No signs of speculative attacks on Maltese economy – Central Bank governor

Josef Bonnici: core domestic banks operate a traditional business model.

Central Bank governor, Prof. Josef Bonnici (right)
Central Bank governor, Prof. Josef Bonnici (right)

Central Bank governor and European Central Bank council member Josef Bonnici dismissed any suggestion that the island's economy may be subject to any external speculative attacks in the wake of the Cypriot crisis.

Speaking to MaltaToday, after he presented the Central Bank's annual report, Bonnici however claimed that while the Central Bank of Malta has no evidence of any speculative attacks on its economy with regular capital movements being registered over the last few weeks, the institution will remain vigilant.

Bonnici stressed that Malta's economic fundamentals remain strong on the back of positive performance throughout the past years notwithstanding a delicate external economic environment.

He said that the island's banking and financial sector is "sound and robust" with high solvency, profitability and liquidity. 

"The Maltese banking sector is composed of domestically-oriented banks and international banks, the latter having very limited and contained links to the local economy.  Most of their activity is in fact focused on non-resident business and they account for more than three-fifths of the total assets of the banking sector," he said.

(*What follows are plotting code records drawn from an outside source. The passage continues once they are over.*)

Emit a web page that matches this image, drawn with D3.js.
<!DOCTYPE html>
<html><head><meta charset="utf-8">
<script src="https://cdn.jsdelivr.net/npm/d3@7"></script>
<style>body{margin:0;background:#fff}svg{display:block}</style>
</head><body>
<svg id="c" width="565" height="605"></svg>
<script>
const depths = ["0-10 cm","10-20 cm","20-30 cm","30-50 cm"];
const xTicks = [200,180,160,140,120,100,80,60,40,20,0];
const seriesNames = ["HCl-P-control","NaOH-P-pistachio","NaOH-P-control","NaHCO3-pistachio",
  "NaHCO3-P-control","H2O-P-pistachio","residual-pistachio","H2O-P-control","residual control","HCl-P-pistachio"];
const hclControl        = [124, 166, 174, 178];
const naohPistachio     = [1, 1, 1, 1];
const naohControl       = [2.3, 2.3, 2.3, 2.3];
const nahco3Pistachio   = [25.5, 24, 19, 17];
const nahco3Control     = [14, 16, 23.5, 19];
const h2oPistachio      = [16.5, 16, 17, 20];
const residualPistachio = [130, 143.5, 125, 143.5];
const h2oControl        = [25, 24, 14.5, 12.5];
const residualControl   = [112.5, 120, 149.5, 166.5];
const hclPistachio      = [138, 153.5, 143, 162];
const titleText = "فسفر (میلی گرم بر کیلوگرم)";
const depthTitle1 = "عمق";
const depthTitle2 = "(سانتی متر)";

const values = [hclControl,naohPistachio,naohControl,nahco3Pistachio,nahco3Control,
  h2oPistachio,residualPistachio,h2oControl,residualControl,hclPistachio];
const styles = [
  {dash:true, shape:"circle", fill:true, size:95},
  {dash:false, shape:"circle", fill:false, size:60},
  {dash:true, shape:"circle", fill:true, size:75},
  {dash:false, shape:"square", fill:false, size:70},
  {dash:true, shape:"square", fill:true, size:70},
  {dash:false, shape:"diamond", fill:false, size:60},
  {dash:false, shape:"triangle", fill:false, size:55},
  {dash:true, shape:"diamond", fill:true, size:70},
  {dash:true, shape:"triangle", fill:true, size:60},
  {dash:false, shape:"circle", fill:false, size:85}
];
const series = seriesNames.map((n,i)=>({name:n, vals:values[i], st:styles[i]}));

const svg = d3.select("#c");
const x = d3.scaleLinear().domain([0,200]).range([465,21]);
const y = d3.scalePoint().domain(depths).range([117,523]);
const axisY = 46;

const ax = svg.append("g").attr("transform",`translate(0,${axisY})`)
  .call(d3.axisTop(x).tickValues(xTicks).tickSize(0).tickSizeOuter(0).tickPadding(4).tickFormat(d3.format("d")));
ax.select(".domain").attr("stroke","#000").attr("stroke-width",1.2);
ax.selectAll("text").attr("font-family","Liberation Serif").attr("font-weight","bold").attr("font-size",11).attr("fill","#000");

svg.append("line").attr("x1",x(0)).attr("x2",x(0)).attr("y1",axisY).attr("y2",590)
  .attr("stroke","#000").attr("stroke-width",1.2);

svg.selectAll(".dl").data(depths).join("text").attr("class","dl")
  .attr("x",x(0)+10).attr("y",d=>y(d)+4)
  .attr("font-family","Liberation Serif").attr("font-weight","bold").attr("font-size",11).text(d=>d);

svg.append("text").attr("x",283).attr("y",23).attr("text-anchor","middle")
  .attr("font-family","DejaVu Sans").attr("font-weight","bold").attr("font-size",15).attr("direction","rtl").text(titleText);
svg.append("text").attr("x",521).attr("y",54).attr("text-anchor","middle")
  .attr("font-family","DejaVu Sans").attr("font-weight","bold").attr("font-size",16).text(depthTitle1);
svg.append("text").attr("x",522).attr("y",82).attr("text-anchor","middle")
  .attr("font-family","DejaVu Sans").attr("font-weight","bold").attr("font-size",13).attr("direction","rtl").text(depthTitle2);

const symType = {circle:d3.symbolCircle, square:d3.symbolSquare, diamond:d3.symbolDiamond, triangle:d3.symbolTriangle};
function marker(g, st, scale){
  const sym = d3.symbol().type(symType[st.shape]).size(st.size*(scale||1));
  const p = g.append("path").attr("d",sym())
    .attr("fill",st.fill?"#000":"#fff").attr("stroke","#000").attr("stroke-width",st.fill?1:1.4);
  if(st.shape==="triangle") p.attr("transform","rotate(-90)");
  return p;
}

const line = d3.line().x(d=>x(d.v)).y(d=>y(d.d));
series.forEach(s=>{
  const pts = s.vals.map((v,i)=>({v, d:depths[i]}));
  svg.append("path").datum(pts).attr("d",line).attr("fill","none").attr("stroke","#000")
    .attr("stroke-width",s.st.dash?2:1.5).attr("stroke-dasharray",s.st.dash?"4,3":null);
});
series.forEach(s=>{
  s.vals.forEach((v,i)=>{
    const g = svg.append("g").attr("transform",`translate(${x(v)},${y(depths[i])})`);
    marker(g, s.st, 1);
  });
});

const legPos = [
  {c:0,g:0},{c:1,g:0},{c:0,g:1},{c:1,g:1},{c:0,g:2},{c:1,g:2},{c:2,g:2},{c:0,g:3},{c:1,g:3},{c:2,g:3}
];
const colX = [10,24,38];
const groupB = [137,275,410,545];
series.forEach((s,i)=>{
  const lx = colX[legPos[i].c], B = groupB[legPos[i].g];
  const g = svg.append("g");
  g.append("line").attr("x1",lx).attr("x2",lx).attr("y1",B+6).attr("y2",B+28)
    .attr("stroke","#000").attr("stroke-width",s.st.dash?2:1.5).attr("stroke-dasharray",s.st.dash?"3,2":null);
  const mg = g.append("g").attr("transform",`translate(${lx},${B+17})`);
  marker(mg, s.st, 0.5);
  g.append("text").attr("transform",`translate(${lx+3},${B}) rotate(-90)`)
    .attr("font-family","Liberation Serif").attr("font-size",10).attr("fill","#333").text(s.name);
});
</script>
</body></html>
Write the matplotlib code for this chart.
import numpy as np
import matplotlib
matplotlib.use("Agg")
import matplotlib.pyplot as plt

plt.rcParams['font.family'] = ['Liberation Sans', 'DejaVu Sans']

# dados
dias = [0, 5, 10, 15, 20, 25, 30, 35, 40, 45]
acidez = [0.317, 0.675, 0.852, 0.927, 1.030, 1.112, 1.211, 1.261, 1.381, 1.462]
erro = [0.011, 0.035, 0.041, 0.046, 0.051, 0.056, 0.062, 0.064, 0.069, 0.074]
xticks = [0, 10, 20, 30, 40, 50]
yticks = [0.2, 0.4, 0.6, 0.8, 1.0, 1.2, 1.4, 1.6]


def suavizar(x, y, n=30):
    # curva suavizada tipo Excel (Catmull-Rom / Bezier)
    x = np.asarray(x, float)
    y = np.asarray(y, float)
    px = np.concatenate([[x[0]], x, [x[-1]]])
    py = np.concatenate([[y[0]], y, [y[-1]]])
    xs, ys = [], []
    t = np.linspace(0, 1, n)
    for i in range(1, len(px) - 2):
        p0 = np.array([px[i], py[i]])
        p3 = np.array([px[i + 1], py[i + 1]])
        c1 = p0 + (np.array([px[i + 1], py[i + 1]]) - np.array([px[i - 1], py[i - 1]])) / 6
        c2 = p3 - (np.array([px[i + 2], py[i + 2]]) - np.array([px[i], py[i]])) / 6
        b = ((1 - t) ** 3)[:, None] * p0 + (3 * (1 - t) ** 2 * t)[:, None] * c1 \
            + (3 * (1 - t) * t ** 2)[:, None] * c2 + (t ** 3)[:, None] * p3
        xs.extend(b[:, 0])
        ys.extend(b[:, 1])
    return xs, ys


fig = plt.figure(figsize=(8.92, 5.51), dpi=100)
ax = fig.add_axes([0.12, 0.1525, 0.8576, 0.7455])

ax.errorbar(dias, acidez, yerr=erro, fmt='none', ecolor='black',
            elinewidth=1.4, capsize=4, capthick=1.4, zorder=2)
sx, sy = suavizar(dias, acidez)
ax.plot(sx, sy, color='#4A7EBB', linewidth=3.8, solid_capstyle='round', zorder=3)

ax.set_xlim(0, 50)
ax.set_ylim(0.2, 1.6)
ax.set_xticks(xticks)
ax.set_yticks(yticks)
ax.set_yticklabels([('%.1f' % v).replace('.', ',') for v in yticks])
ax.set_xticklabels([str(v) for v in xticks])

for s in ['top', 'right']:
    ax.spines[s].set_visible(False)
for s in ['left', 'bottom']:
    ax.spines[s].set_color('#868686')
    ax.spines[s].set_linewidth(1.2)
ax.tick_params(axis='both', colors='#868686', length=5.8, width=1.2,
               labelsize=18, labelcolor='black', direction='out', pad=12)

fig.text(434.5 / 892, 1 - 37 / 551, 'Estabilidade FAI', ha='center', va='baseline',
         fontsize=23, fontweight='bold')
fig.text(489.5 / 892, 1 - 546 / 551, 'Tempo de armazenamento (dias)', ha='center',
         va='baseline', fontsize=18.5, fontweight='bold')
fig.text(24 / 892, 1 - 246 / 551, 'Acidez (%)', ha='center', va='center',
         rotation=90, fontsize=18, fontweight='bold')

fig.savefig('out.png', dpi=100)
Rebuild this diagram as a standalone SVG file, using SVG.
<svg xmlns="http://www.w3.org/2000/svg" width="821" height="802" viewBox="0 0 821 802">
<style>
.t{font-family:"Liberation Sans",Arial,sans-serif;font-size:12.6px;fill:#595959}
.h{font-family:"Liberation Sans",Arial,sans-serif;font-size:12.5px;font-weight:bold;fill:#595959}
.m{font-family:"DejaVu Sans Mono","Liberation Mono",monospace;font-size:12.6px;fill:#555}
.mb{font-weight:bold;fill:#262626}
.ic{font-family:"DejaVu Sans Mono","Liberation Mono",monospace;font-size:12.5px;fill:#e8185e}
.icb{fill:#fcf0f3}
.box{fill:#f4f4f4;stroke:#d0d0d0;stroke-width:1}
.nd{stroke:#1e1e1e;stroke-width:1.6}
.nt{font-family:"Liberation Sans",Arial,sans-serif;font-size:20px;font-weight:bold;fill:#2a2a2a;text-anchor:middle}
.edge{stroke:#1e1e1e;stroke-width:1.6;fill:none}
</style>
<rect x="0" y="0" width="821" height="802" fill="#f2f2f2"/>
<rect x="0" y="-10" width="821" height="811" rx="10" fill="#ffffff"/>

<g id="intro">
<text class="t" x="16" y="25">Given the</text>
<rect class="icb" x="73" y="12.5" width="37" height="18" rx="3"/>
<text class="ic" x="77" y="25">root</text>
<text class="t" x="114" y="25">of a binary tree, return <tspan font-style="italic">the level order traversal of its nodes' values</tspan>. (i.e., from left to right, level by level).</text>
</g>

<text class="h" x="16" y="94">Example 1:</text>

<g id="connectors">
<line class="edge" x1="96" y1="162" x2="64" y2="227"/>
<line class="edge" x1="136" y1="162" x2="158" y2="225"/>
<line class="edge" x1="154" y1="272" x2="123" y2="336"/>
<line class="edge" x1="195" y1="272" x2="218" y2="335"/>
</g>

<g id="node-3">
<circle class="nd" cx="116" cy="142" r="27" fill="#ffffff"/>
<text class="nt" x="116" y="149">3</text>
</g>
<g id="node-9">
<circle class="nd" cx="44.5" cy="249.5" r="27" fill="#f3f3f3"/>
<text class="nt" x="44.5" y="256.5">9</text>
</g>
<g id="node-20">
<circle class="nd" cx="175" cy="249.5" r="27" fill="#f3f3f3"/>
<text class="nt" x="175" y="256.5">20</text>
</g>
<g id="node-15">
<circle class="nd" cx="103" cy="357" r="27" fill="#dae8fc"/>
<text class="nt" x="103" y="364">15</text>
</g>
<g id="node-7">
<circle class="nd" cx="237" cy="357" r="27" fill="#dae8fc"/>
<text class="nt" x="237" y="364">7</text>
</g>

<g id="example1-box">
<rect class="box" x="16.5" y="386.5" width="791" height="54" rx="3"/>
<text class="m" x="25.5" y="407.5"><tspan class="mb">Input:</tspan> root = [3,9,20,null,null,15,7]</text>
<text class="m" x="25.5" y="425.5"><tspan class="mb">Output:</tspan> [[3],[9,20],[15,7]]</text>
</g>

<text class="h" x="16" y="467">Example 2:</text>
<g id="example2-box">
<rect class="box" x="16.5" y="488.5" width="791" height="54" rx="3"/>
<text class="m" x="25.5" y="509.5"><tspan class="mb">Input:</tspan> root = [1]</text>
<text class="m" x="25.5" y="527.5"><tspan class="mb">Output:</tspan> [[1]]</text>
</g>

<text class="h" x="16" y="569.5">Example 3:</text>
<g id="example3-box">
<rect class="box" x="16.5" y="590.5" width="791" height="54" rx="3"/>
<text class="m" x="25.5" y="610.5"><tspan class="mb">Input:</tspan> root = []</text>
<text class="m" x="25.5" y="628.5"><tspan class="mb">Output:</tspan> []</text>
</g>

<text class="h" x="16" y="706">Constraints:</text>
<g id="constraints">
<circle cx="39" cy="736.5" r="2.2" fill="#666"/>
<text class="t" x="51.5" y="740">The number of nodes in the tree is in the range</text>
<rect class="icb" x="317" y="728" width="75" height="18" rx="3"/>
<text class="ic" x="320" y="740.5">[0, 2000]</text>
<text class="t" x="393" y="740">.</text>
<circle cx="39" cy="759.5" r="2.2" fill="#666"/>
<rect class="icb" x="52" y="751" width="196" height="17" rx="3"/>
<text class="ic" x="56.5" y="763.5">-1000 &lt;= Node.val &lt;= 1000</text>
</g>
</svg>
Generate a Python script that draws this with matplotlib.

Bonnici explained that statistics have clearly shown that the Maltese banking sector compares very well to the European averages. 

"This performance of the banking sector is backed by strong macroeconomic fundamentals.  Malta's economy continued to register growth, moderate inflation and a much lower unemployment rate than the euro area.  Government renewed its commitment to fiscal consolidation and its determination to reign in the deficit below the 3% threshold and to bring its debt-to-GDP ratio on a downward trajectory," Bonnici said. 

The Capital Adequacy Ratio of Maltese banks is well above the 8% regulatory minimum confirming that the sector is well capitalised, he said.

The profitability of the sector is also high, especially when measured by the return on equity, with the core domestic banks achieving double-digit results.  The same can be said when analysing the liquid assets to total assets ratio. 

"The core domestic banks are deeply integrated to Malta's economy and operate a traditional business model.  This is confirmed by the customer loan to deposit ratio which stands at 70% as compared to the Euro area average of 110%.  These banks also have very limited exposure to troubled euro area securities and in its latest Article IV Report on Malta, the International Monetary Fund confirmed that Malta's banking sector is one of the least sensitive to the Greek market risk. The way ahead is to build on the banks' strengths, reinforcing their resilience by allocating further profits to provisioning," Bonnici said.